Confident that I can paint over something with an even better painting. Confident that I will improve each year. Confident that if I'm willing to run my race and not let the hurdles or insecurities stop me, I will get to the finish line. I would hate to get to the end of my life and see a string of hurdles that were not overcome, where I quit and gave up. I know God is doing much more with the art than just the art! I am so curious as to where all of this is leading!
Sunday, March 1, 2020
If you read my last blog, I shared how some times the paint just flows almost effortlessly onto the canvas with an amazing and pleasing result, but the following day is just full of frustration and pain, followed by a canvas burial. There was one painting in particular in which I had labored long and the painting went from bad to worse. I finally invited God into that frustration and asked Him what was causing this problem, and I heard a gentle and quick response:
"There's no grace on it."
I knew immediately what this was referencing. When I realized over 3 years ago that God was giving me an intense desire to paint (but with no talent to back that up), it became a night and day mission to get something on the canvas that was presentable.
When I first started, 1 out of 10 paintings would be halfway decent. Then 2 out of 10 weren't so bad. Then I jumped to 3 out of 10 actually not being a total embarrassment. You get the idea. There was steady progress coming out of my full-out painting committment. I finally got to the point that some of my earlier "good" paintings joined other canvases that had gone to the trash bin. What was once good became unacceptable. You don't see what you don't see. As I improved, I saw the imperfections and childish style of my early paintings. There was a very slow, painfully slow, yet steady progress being made. But then I seemed to hit that plateau that those of us who have tried losing weight have experienced. It felt like I was doing the right thing by putting in long hours, but nothing was moving.

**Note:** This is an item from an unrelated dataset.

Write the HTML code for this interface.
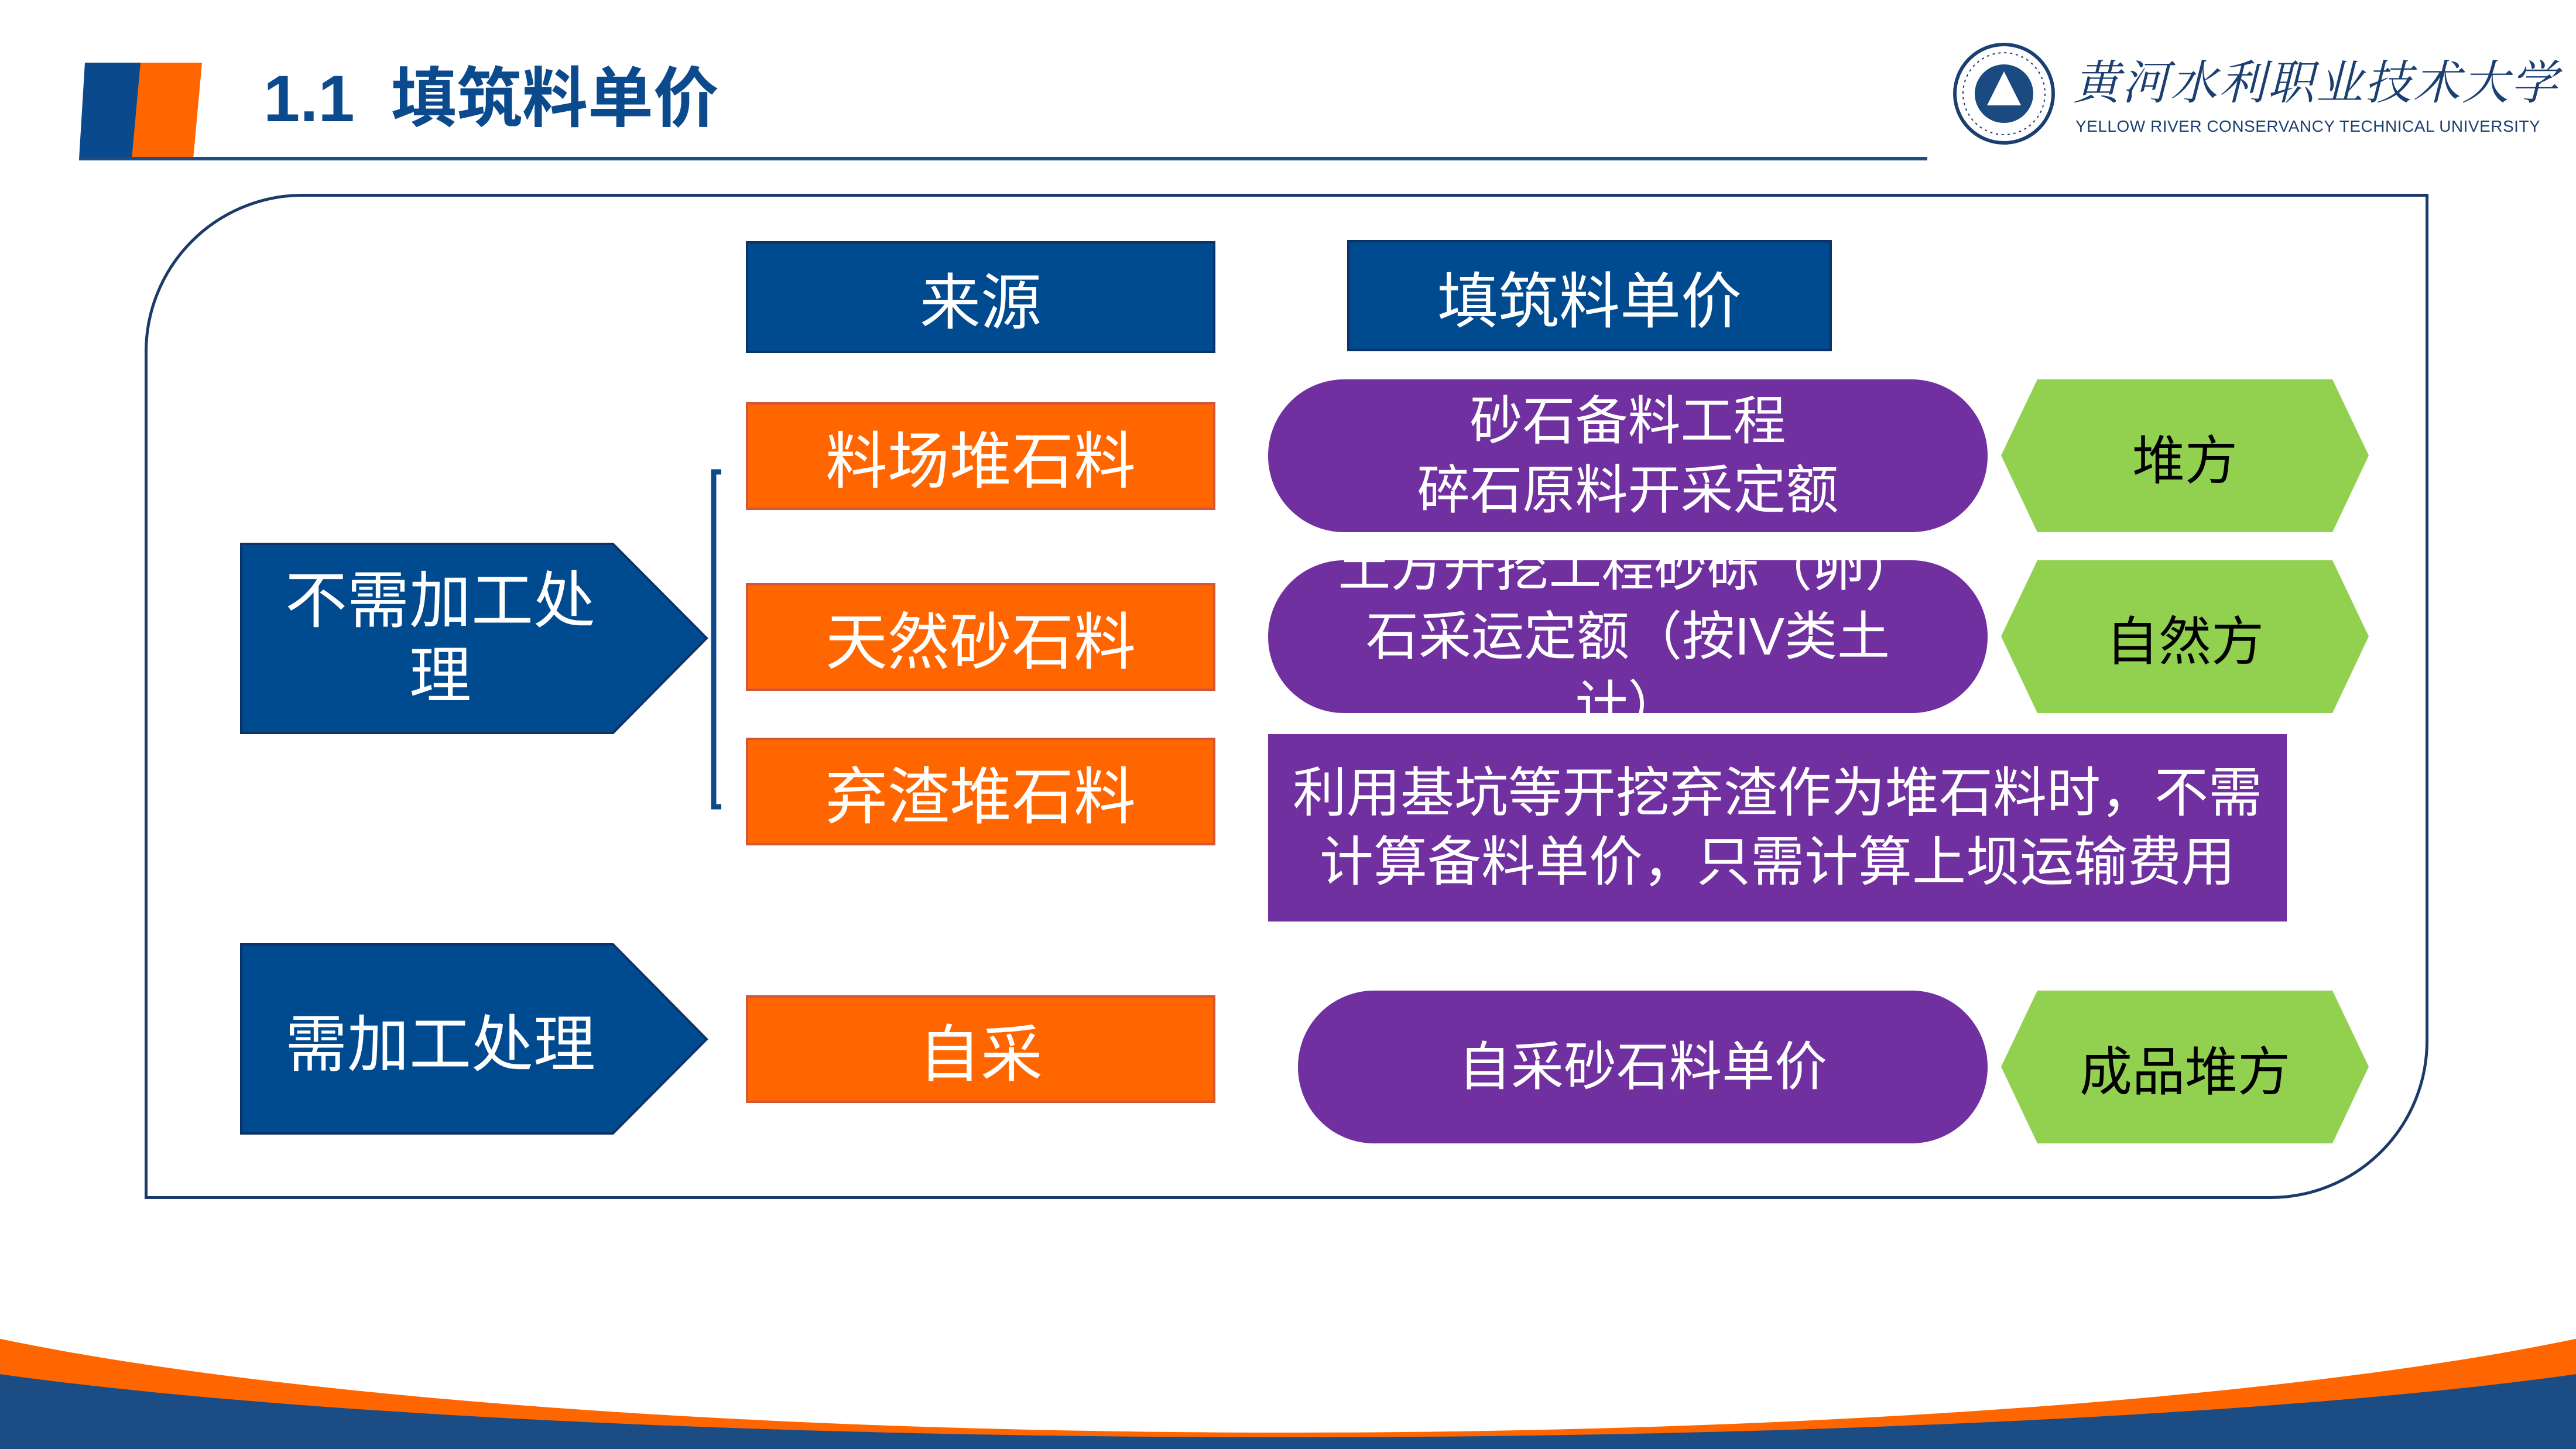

That's when the grace question confronted me. When I hear grace, I think of unmerited favor; something that can not be earned or deserved but is given freely by God. God has impressed much on my heart over the last few years about grace because I often found myself on a hamster wheel, trying to do enough for God, striving to please Him and always worried that I just wasn't enough in His eyes. Maybe you can relate.

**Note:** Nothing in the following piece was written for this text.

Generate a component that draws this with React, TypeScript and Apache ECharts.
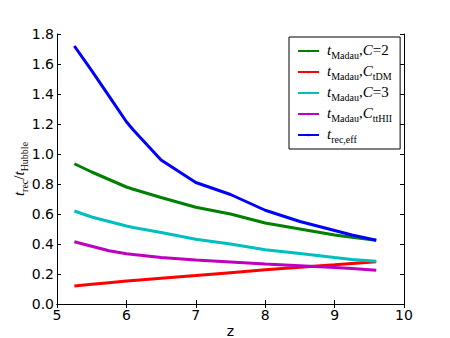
import React, { useEffect, useRef } from "react";
import * as echarts from "echarts";

const zValues = [5.25, 5.5, 5.75, 6.0, 6.1, 6.5, 7.0, 7.5, 8.0, 8.5, 9.0, 9.25, 9.6];
const madauC2 = [0.935, 0.88, 0.83, 0.78, 0.765, 0.71, 0.645, 0.6, 0.54, 0.5, 0.46, 0.445, 0.425];
const madauTDM = [0.12, 0.131, 0.142, 0.153, 0.157, 0.172, 0.19, 0.209, 0.228, 0.245, 0.261, 0.27, 0.282];
const madauC3 = [0.62, 0.58, 0.55, 0.52, 0.51, 0.477, 0.432, 0.4, 0.362, 0.337, 0.31, 0.297, 0.285];
const madauTTHII = [0.415, 0.385, 0.355, 0.335, 0.33, 0.31, 0.294, 0.28, 0.266, 0.255, 0.243, 0.236, 0.225];
const recEff = [1.72, 1.556, 1.386, 1.215, 1.16, 0.96, 0.81, 0.73, 0.625, 0.55, 0.49, 0.46, 0.425];

const seriesNames = ["madauC2", "madauTDM", "madauC3", "madauTTHII", "recEff"];
const seriesColors = ["#008000", "#ff0000", "#00bfbf", "#bf00bf", "#0000ff"];
const seriesValues = [madauC2, madauTDM, madauC3, madauTTHII, recEff];
const legendLabels: Record<string, string> = {
  madauC2: "{t|t}{s|Madau}{r|,}{t|C}{r|=2}",
  madauTDM: "{t|t}{s|Madau}{r|,}{t|C}{s|tDM}",
  madauC3: "{t|t}{s|Madau}{r|,}{t|C}{r|=3}",
  madauTTHII: "{t|t}{s|Madau}{r|,}{t|C}{s|ttHII}",
  recEff: "{t|t}{s|rec,eff}",
};

const xTicks = { min: 5, max: 10, interval: 1 };
const yTicks = { min: 0, max: 1.8, interval: 0.2 };

const serif = "Liberation Serif";
const sans = "DejaVu Sans";

const richAxis = {
  t: { fontFamily: serif, fontStyle: "italic", fontSize: 15, color: "#000", verticalAlign: "bottom", padding: [0, 0, 3, 0] },
  s: { fontFamily: serif, fontSize: 10, color: "#000", verticalAlign: "bottom" },
  r: { fontFamily: serif, fontSize: 15, color: "#000", verticalAlign: "bottom", padding: [0, 0, 3, 0] },
};
const richLegend = {
  t: { fontFamily: serif, fontStyle: "italic", fontSize: 15, color: "#000", verticalAlign: "bottom", padding: [0, 0, 3, 0] },
  s: { fontFamily: serif, fontSize: 10, color: "#000", verticalAlign: "bottom" },
  r: { fontFamily: serif, fontSize: 15, color: "#000", verticalAlign: "bottom", padding: [0, 0, 3, 0] },
};

export default function App() {
  const ref = useRef<HTMLDivElement>(null);
  useEffect(() => {
    if (!ref.current) return;
    const chart = echarts.init(ref.current, undefined, { renderer: "svg" });
    const tickStyle = { show: true, inside: true, length: 4, lineStyle: { color: "#000", width: 1 } };
    const axisLineStyle = { show: true, lineStyle: { color: "#000", width: 1 } };
    chart.setOption({
      animation: false,
      backgroundColor: "#fff",
      grid: { left: 57, right: 46, top: 34, bottom: 34, containLabel: false, outerBoundsMode: "none" },
      legend: {
        data: seriesNames,
        orient: "vertical",
        left: 289,
        top: 37,
        padding: [5, 8, 5, 8],
        itemGap: 3,
        itemWidth: 21,
        itemHeight: 3,
        borderColor: "#000",
        borderWidth: 1,
        backgroundColor: "#fff",
        formatter: (name: string) => legendLabels[name],
        textStyle: { rich: richLegend, padding: [0, 0, 0, 3] },
      },
      xAxis: [
        {
          type: "value",
          min: xTicks.min,
          max: xTicks.max,
          interval: xTicks.interval,
          position: "bottom",
          name: "z",
          nameLocation: "middle",
          nameGap: 20,
          nameMoveOverlap: false,
          nameTextStyle: { fontFamily: sans, fontSize: 14, color: "#000" },
          axisLine: axisLineStyle,
          axisTick: tickStyle,
          axisLabel: { fontFamily: sans, fontSize: 14, color: "#000", margin: 4 },
          splitLine: { show: false },
        },
        {
          type: "value",
          min: xTicks.min,
          max: xTicks.max,
          interval: xTicks.interval,
          position: "top",
          axisLine: axisLineStyle,
          axisTick: tickStyle,
          axisLabel: { show: false },
          splitLine: { show: false },
        },
      ],
      yAxis: [
        {
          type: "value",
          min: yTicks.min,
          max: yTicks.max,
          interval: yTicks.interval,
          position: "left",
          name: "{t|t}{s|rec}{r|/}{t|t}{s|Hubble}",
          nameLocation: "middle",
          nameGap: 28,
          nameMoveOverlap: false,
          nameRotate: 90,
          nameTextStyle: { rich: richAxis },
          axisLine: axisLineStyle,
          axisTick: tickStyle,
          axisLabel: {
            fontFamily: sans,
            fontSize: 14,
            color: "#000",
            margin: 3,
            formatter: (v: number) => v.toFixed(1),
          },
          splitLine: { show: false },
        },
        {
          type: "value",
          min: yTicks.min,
          max: yTicks.max,
          interval: yTicks.interval,
          position: "right",
          axisLine: axisLineStyle,
          axisTick: tickStyle,
          axisLabel: { show: false },
          splitLine: { show: false },
        },
      ],
      series: seriesNames.map((name, i) => ({
        name,
        type: "line",
        xAxisIndex: 0,
        yAxisIndex: 0,
        symbol: "none",
        showSymbol: false,
        color: seriesColors[i],
        lineStyle: { color: seriesColors[i], width: 3 },
        data: zValues.map((z, j) => [z, seriesValues[i][j]]),
      })),
    });
    return () => chart.dispose();
  }, []);
  return (
    <div
      ref={ref}
      style={{ position: "fixed", left: 0, top: 0, width: 450, height: 338 }}
    />
  );
}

He has put some amazing mentors in my life and has really taught me much about grace. I just always assumed with the paintings that because this seemed to be God's idea, there would be daily grace to see it come to pass. It had not occurred to me that there are seasons within seasons and the fact that God has called you to do something, doesn't mean that task is always a priority. It depends on the day.
So rather than rushing to the easel, I have begun asking God daily how He wants me to spend my time. To my surprise, painting was not the high priority I once believed it to be. Instead, the Lord had me work on cleaning out my office and basement and closets for a month. Does God really care about our closets?
He started showing me that He is a God of divine order, not clutter and chaos. I have to admit, getting things in order has been a pleasant adjustment! My small office now houses everything I need for the business side of the interior design work along with all of my painting supplies, including a very large easel. It's full!! But how delightful to have need of some item and be able to go right to it. It has brought an unexpected pleasure in my life and I don't waste time looking for things as I once did. I would not have arrived at this point had grace been there daily for painting!
I only paint about 25% of the time now, but when I do, there is pleasure in knowing it's in God's timing with His favor on it and the things that are important to Him have been stewarded well. Even if I feel He is inviting me to paint, I will often double check and ask "Is there anything that needs to be done first?" Some days, it feels a bit like finishing my homework before going out to play! Not a bad habit to develop!